As G. K. Chesterton once observed about Christianity, the ideal of monogamy hasn’t so much been tried and found wanting; rather, it has been found difficult and often left untried. Or at least, not tried for very long.
There is no question about monogamy’s being natural. It isn’t. But at the same time, there is no reason to conclude that adultery is unavoidable, or that it is good. “Smallpox is natural,” wrote Ogden Nash. “Vaccine ain’t.” Animals, most likely, can’t help “doing what comes naturally.” But humans can. A strong case can even be made that we are never so human as when we behave contrary to our natural inclinations, those most in tune with our biological impulses.
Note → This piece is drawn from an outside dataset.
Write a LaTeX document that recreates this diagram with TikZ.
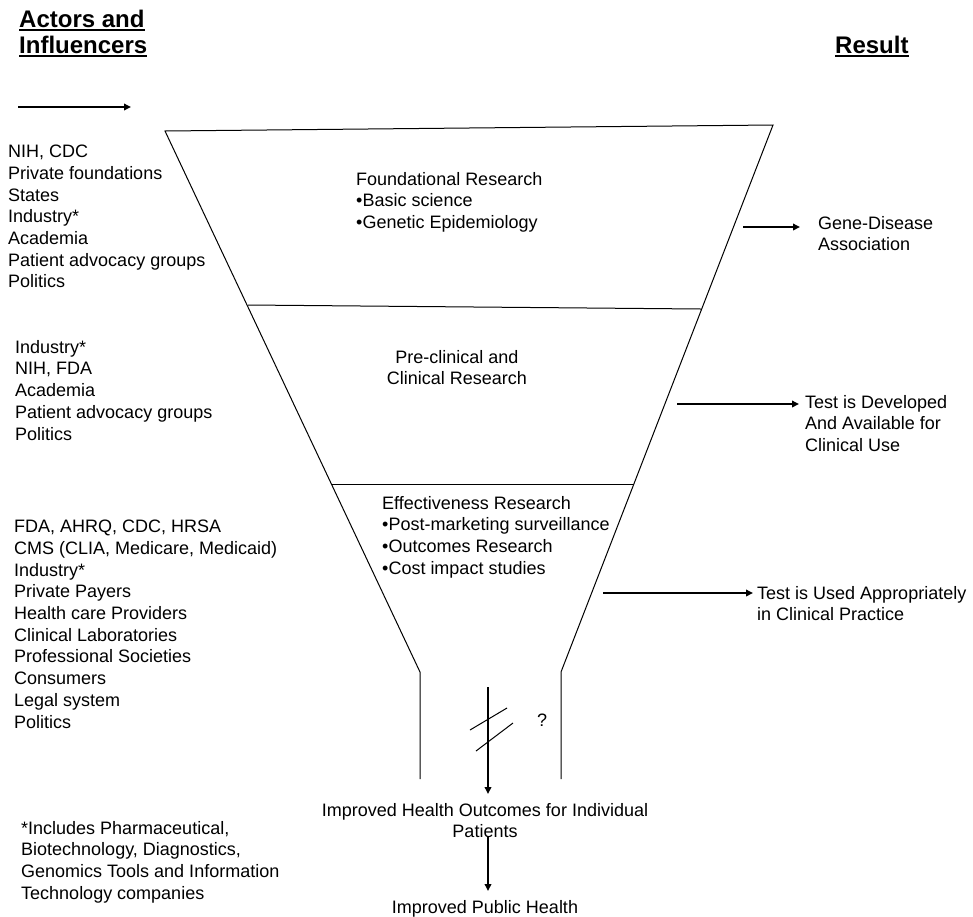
\documentclass[tikz,border=0pt]{standalone}
\usepackage{fontspec}
\setmainfont{Liberation Sans}
\usetikzlibrary{arrows.meta}
\newcommand\hdrul[1]{\setbox0\hbox{#1}\rlap{\usebox0}\rule[-4pt]{\wd0}{2.5pt}}
\tikzset{
  txt/.style={inner sep=0pt, anchor=north west, align=left, font=\fontsize{18}{21.7}\selectfont},
  stxt/.style={inner sep=0pt, anchor=base west, font=\fontsize{18}{21.7}\selectfont},
  ctxt/.style={inner sep=0pt, anchor=north, align=center, font=\fontsize{18}{21.7}\selectfont},
  hdr/.style={inner sep=0pt, anchor=north west, align=left, font=\fontsize{24}{26}\selectfont\bfseries},
  funnel/.style={line width=1pt, black},
  arr/.style={line width=1.8pt, -{Triangle[length=7pt,width=6.5pt]}},
  hatch/.style={line width=1pt}
}
\begin{document}
\begin{tikzpicture}[x=1pt,y=-1pt]
\useasboundingbox (0,0) rectangle (973,916);

% headers
\node[hdr] (h1) at (19,9.7) {\hdrul{Actors and}\\\hdrul{Influencers}};
\node[hdr, anchor=base west] (h2) at (835,53) {\hdrul{Result}};

% top-left arrow
\coordinate (a0s) at (18,107);
\coordinate (a0e) at (131,107);
\draw[arr] (a0s) -- (a0e);

% funnel
\coordinate (tl) at (165,131);
\coordinate (tr) at (773,125);
\coordinate (bl) at (420,672);
\coordinate (br) at (561,672);
\coordinate (bll) at (420,779);
\coordinate (brr) at (561,779);
\draw[funnel] (bll) -- (bl) -- (tl) -- (tr) -- (br) -- (brr);
\coordinate (d1l) at (248,305);
\coordinate (d1r) at (701,309);
\coordinate (d2l) at (331,484);
\coordinate (d2r) at (634,484);
\draw[funnel] (d1l) -- (d1r);
\draw[funnel] (d2l) -- (d2r);

% funnel texts
\node[txt] (fr) at (356,172) {Foundational Research\\•Basic science\\•Genetic Epidemiology};
\node[ctxt] (pc) at (457,350) {Pre-clinical and\\Clinical Research};
\node[txt] (er) at (382,496) {Effectiveness Research\\•Post-marketing surveillance\\•Outcomes Research\\•Cost impact studies};

% left lists
\node[txt] (g1) at (8,145) {NIH, CDC\\Private foundations\\States\\Industry*\\Academia\\Patient advocacy groups\\Politics};
\node[txt] (g2) at (15,340) {Industry*\\NIH, FDA\\Academia\\Patient advocacy groups\\Politics};
\node[txt] (g3) at (14,520) {FDA, AHRQ, CDC, HRSA\\CMS (CLIA, Medicare, Medicaid)\\Industry*\\Private Payers\\Health care Providers\\Clinical Laboratories\\Professional Societies\\Consumers\\Legal system\\Politics};
\node[txt] (fn) at (21,821) {*Includes Pharmaceutical,\\Biotechnology, Diagnostics,\\Genomics Tools and Information\\Technology companies};

% results
\node[txt] (r1) at (818,216) {Gene-Disease\\Association};
\node[txt] (r2) at (805,395) {Test is Developed\\And Available for\\Clinical Use};
\node[txt] (r3) at (757,586) {Test is Used Appropriately\\in Clinical Practice};
\coordinate (a1s) at (743,227);
\coordinate (a1e) at (800,227);
\draw[arr] (a1s) -- (a1e);
\coordinate (a2s) at (677,404);
\coordinate (a2e) at (799,404);
\draw[arr] (a2s) -- (a2e);
\coordinate (a3s) at (603,593);
\coordinate (a3e) at (753,593);
\draw[arr] (a3s) -- (a3e);

% bottom
\node[ctxt] (ih) at (485,803) {Improved Health Outcomes for Individual\\Patients};
\node[stxt, anchor=base] (ph) at (485,913) {Improved Public Health};
\node[stxt] (q) at (537,726) {?};
\coordinate (b1s) at (488,687);
\coordinate (b1e) at (488,794);
\draw[arr] (b1s) -- (b1e);
\coordinate (b2s) at (488,837);
\coordinate (b2e) at (488,891);
\draw[arr] (b2s) -- (b2e);
\coordinate (h1a) at (470,730);
\coordinate (h1b) at (507,708);
\coordinate (h2a) at (476,751);
\coordinate (h2b) at (513,723);
\draw[hatch] (h1a) -- (h1b);
\draw[hatch] (h2a) -- (h2b);
\end{tikzpicture}
\end{document}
In Civilization and Its Discontents, Freud argued that civilization is founded on the repression of instincts. It now seems clear that one of those instincts leads us away from monogamy. Whether we choose to follow, on the other hand, is up to us.
David P. Barash is a professor of psychology at the University of Washington. His most recent book, written with his wife, the psychiatrist Judith Eve Lipton, is The Myth of Monogamy: Fidelity and Infidelity in Animals and People, published this month by W. H. Freeman.